* Begin *

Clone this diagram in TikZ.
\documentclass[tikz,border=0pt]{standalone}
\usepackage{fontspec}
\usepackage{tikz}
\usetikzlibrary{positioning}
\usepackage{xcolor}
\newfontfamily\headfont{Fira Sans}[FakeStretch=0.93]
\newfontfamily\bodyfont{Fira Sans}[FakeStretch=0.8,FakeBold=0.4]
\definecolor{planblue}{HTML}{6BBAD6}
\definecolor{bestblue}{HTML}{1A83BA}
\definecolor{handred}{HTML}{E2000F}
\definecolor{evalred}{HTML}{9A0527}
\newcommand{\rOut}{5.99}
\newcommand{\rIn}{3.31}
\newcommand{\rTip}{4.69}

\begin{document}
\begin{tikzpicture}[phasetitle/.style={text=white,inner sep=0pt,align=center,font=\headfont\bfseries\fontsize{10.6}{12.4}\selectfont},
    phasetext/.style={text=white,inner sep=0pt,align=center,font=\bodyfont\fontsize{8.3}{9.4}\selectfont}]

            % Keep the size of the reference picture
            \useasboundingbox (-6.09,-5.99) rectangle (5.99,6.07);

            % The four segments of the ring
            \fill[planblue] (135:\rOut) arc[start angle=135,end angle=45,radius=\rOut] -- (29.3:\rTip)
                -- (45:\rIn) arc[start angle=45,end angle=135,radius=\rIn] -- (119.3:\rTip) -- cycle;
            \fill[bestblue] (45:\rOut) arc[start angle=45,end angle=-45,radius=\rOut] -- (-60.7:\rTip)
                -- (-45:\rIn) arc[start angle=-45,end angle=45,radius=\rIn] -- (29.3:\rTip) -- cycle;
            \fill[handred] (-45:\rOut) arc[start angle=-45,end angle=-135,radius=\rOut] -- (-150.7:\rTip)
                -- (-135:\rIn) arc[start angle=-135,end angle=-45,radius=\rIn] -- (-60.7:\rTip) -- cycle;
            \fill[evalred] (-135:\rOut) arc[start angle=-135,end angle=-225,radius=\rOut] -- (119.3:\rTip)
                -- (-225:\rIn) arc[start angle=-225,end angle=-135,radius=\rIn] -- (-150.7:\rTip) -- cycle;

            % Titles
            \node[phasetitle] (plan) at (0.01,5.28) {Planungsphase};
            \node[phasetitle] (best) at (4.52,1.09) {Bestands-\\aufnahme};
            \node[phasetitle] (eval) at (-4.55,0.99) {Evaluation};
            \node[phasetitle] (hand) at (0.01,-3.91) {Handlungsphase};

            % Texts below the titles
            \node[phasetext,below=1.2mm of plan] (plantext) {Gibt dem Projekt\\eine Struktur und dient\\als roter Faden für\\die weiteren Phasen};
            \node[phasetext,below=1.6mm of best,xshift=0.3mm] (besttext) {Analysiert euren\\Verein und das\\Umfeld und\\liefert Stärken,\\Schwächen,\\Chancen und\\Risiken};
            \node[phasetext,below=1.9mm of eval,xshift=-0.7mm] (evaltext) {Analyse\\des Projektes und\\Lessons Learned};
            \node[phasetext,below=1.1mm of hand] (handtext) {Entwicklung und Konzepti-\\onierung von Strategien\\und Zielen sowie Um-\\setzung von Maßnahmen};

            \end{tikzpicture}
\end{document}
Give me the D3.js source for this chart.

* End *

• DIRECTIONS:
Take the material above and return all of it exactly.

• WRITTEN RESPONSE:
Clone this diagram in TikZ.
\documentclass[tikz,border=0pt]{standalone}
\usepackage{fontspec}
\usepackage{tikz}
\usetikzlibrary{positioning}
\usepackage{xcolor}
\newfontfamily\headfont{Fira Sans}[FakeStretch=0.93]
\newfontfamily\bodyfont{Fira Sans}[FakeStretch=0.8,FakeBold=0.4]
\definecolor{planblue}{HTML}{6BBAD6}
\definecolor{bestblue}{HTML}{1A83BA}
\definecolor{handred}{HTML}{E2000F}
\definecolor{evalred}{HTML}{9A0527}
\newcommand{\rOut}{5.99}
\newcommand{\rIn}{3.31}
\newcommand{\rTip}{4.69}

\begin{document}
\begin{tikzpicture}[phasetitle/.style={text=white,inner sep=0pt,align=center,font=\headfont\bfseries\fontsize{10.6}{12.4}\selectfont},
    phasetext/.style={text=white,inner sep=0pt,align=center,font=\bodyfont\fontsize{8.3}{9.4}\selectfont}]

            % Keep the size of the reference picture
            \useasboundingbox (-6.09,-5.99) rectangle (5.99,6.07);

            % The four segments of the ring
            \fill[planblue] (135:\rOut) arc[start angle=135,end angle=45,radius=\rOut] -- (29.3:\rTip)
                -- (45:\rIn) arc[start angle=45,end angle=135,radius=\rIn] -- (119.3:\rTip) -- cycle;
            \fill[bestblue] (45:\rOut) arc[start angle=45,end angle=-45,radius=\rOut] -- (-60.7:\rTip)
                -- (-45:\rIn) arc[start angle=-45,end angle=45,radius=\rIn] -- (29.3:\rTip) -- cycle;
            \fill[handred] (-45:\rOut) arc[start angle=-45,end angle=-135,radius=\rOut] -- (-150.7:\rTip)
                -- (-135:\rIn) arc[start angle=-135,end angle=-45,radius=\rIn] -- (-60.7:\rTip) -- cycle;
            \fill[evalred] (-135:\rOut) arc[start angle=-135,end angle=-225,radius=\rOut] -- (119.3:\rTip)
                -- (-225:\rIn) arc[start angle=-225,end angle=-135,radius=\rIn] -- (-150.7:\rTip) -- cycle;

            % Titles
            \node[phasetitle] (plan) at (0.01,5.28) {Planungsphase};
            \node[phasetitle] (best) at (4.52,1.09) {Bestands-\\aufnahme};
            \node[phasetitle] (eval) at (-4.55,0.99) {Evaluation};
            \node[phasetitle] (hand) at (0.01,-3.91) {Handlungsphase};

            % Texts below the titles
            \node[phasetext,below=1.2mm of plan] (plantext) {Gibt dem Projekt\\eine Struktur und dient\\als roter Faden für\\die weiteren Phasen};
            \node[phasetext,below=1.6mm of best,xshift=0.3mm] (besttext) {Analysiert euren\\Verein und das\\Umfeld und\\liefert Stärken,\\Schwächen,\\Chancen und\\Risiken};
            \node[phasetext,below=1.9mm of eval,xshift=-0.7mm] (evaltext) {Analyse\\des Projektes und\\Lessons Learned};
            \node[phasetext,below=1.1mm of hand] (handtext) {Entwicklung und Konzepti-\\onierung von Strategien\\und Zielen sowie Um-\\setzung von Maßnahmen};

            \end{tikzpicture}
\end{document}
Give me the D3.js source for this chart.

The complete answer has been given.